▶ What you will do:
Look through the material below. Copy every line with the string "document" in it.

— Start —

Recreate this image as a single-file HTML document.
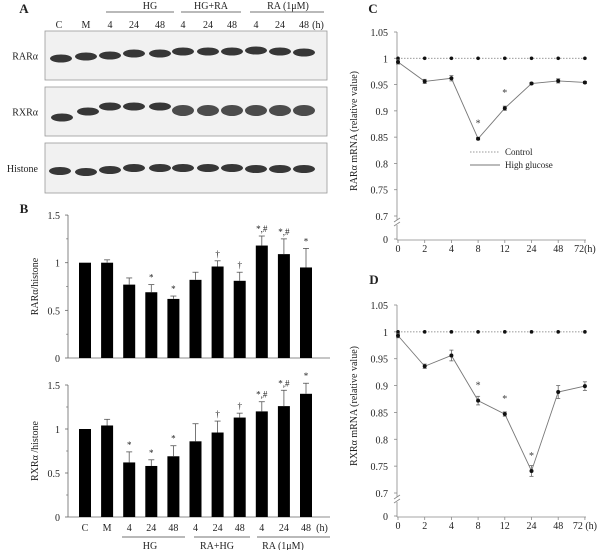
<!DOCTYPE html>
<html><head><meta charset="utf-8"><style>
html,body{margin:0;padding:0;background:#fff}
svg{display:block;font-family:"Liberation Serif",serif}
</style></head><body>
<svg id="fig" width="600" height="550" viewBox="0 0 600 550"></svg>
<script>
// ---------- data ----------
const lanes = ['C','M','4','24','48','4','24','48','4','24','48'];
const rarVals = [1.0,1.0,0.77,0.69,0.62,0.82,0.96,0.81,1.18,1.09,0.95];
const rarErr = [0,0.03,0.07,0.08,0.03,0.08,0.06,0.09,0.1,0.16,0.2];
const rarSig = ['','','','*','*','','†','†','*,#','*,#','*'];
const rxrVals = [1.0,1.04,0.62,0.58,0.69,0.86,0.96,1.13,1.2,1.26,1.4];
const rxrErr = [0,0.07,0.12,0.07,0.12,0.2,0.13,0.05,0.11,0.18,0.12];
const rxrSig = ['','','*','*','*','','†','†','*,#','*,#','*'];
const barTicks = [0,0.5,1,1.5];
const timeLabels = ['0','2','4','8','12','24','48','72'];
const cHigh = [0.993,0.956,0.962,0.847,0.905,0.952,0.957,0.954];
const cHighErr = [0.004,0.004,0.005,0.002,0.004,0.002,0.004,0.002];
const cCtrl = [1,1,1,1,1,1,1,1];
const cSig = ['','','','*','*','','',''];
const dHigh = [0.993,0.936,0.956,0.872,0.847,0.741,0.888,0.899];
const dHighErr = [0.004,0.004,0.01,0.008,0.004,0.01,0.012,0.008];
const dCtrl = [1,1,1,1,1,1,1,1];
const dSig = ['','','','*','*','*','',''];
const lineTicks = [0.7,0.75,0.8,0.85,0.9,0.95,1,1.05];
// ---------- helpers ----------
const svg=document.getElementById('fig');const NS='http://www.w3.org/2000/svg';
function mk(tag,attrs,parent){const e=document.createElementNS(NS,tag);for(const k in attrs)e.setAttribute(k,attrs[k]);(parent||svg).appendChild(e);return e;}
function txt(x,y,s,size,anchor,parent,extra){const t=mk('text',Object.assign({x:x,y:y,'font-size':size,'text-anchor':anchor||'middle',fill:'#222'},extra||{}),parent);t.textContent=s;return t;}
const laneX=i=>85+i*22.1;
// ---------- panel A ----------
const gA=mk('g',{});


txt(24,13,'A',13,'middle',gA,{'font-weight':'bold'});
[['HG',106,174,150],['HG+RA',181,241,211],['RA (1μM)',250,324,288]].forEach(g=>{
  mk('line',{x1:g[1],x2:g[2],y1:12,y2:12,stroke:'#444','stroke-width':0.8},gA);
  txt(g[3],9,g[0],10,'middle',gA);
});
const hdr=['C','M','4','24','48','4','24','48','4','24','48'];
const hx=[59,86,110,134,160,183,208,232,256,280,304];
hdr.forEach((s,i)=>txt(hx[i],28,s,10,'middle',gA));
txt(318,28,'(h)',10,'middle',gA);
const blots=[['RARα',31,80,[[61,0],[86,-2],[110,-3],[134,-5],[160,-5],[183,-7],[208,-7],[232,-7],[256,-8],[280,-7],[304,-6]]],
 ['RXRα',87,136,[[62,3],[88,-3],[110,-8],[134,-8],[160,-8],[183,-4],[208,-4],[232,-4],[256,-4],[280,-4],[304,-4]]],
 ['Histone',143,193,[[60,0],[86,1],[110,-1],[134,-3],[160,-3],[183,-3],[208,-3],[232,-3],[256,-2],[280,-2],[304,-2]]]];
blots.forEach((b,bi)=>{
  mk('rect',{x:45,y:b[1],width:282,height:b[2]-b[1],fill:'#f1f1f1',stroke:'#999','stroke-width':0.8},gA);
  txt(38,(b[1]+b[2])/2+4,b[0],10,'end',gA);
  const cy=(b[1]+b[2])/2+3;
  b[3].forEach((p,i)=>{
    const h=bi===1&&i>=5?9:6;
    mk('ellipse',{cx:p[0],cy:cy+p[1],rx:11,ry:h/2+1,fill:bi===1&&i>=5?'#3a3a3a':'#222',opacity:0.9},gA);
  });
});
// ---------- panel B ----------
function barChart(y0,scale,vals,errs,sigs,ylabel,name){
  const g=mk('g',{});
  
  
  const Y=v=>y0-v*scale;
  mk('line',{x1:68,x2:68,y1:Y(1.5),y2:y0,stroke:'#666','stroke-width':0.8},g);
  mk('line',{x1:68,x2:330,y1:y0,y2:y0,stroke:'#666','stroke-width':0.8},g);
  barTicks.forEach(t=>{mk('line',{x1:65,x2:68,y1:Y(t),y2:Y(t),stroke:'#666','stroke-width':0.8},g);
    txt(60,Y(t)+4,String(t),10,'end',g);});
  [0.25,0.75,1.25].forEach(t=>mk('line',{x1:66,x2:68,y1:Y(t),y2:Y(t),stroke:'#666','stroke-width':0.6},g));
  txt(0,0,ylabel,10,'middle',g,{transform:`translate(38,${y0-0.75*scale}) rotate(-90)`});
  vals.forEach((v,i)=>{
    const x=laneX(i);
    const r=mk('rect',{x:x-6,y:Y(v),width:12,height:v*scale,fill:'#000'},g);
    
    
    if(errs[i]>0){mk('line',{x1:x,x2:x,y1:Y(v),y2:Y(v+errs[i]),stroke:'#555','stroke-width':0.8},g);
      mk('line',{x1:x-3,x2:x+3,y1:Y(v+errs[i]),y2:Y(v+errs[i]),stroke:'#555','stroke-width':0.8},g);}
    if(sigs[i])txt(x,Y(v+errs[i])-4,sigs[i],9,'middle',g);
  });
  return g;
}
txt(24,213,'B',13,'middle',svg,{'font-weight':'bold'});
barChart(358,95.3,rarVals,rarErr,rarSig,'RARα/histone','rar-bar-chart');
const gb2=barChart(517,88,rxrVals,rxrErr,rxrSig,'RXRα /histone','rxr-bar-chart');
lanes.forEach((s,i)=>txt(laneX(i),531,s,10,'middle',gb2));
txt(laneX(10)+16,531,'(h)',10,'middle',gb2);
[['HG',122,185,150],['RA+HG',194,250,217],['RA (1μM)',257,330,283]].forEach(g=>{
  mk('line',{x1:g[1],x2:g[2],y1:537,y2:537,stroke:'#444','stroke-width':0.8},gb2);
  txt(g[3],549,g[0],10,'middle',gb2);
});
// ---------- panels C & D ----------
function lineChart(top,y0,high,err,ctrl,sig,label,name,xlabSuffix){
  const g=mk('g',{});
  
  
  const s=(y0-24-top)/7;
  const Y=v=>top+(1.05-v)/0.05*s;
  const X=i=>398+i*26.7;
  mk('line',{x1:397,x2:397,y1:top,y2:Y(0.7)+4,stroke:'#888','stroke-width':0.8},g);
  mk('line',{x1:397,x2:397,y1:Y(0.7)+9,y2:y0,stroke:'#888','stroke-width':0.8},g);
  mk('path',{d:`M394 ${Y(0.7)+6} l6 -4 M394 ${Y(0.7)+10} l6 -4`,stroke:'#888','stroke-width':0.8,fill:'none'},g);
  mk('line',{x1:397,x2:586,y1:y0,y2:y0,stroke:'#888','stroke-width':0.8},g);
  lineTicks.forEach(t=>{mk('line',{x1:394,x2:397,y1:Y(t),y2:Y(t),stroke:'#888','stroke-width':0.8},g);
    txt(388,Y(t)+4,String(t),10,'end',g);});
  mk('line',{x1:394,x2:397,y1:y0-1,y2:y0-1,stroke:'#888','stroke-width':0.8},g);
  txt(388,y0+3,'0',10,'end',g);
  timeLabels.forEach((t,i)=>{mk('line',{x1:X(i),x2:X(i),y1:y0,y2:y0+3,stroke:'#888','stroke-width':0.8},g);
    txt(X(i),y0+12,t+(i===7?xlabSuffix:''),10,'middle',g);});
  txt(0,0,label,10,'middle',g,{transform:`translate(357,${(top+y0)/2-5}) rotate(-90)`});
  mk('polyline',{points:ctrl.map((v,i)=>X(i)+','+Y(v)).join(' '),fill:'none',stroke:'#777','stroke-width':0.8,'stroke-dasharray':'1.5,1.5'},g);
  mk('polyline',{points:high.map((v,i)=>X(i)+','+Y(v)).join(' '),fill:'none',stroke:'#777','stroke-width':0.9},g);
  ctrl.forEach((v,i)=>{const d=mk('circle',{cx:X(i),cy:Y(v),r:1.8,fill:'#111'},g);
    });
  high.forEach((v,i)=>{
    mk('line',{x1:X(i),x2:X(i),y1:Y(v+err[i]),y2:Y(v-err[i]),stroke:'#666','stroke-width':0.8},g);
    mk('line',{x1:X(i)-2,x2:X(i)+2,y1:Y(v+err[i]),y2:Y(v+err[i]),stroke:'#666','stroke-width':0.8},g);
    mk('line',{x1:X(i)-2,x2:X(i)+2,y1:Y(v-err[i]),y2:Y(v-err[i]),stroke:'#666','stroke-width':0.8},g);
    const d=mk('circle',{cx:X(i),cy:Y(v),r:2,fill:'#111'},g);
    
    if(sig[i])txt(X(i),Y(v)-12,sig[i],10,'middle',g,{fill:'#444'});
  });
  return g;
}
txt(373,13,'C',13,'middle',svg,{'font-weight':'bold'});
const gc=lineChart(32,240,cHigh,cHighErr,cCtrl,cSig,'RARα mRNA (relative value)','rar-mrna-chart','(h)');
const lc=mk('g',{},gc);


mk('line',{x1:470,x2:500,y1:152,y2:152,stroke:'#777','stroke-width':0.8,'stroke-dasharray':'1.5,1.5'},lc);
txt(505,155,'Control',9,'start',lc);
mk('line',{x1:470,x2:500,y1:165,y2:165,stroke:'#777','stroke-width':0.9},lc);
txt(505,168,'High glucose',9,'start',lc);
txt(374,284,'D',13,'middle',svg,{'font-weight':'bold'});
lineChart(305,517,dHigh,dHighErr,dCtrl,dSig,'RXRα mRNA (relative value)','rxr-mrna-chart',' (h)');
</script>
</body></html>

— End —

▶ The output:
Recreate this image as a single-file HTML document.
const svg=document.getElementById('fig');const NS='http://www.w3.org/2000/svg';
function mk(tag,attrs,parent){const e=document.createElementNS(NS,tag);for(const k in attrs)e.setAttribute(k,attrs[k]);(parent||svg).appendChild(e);return e;}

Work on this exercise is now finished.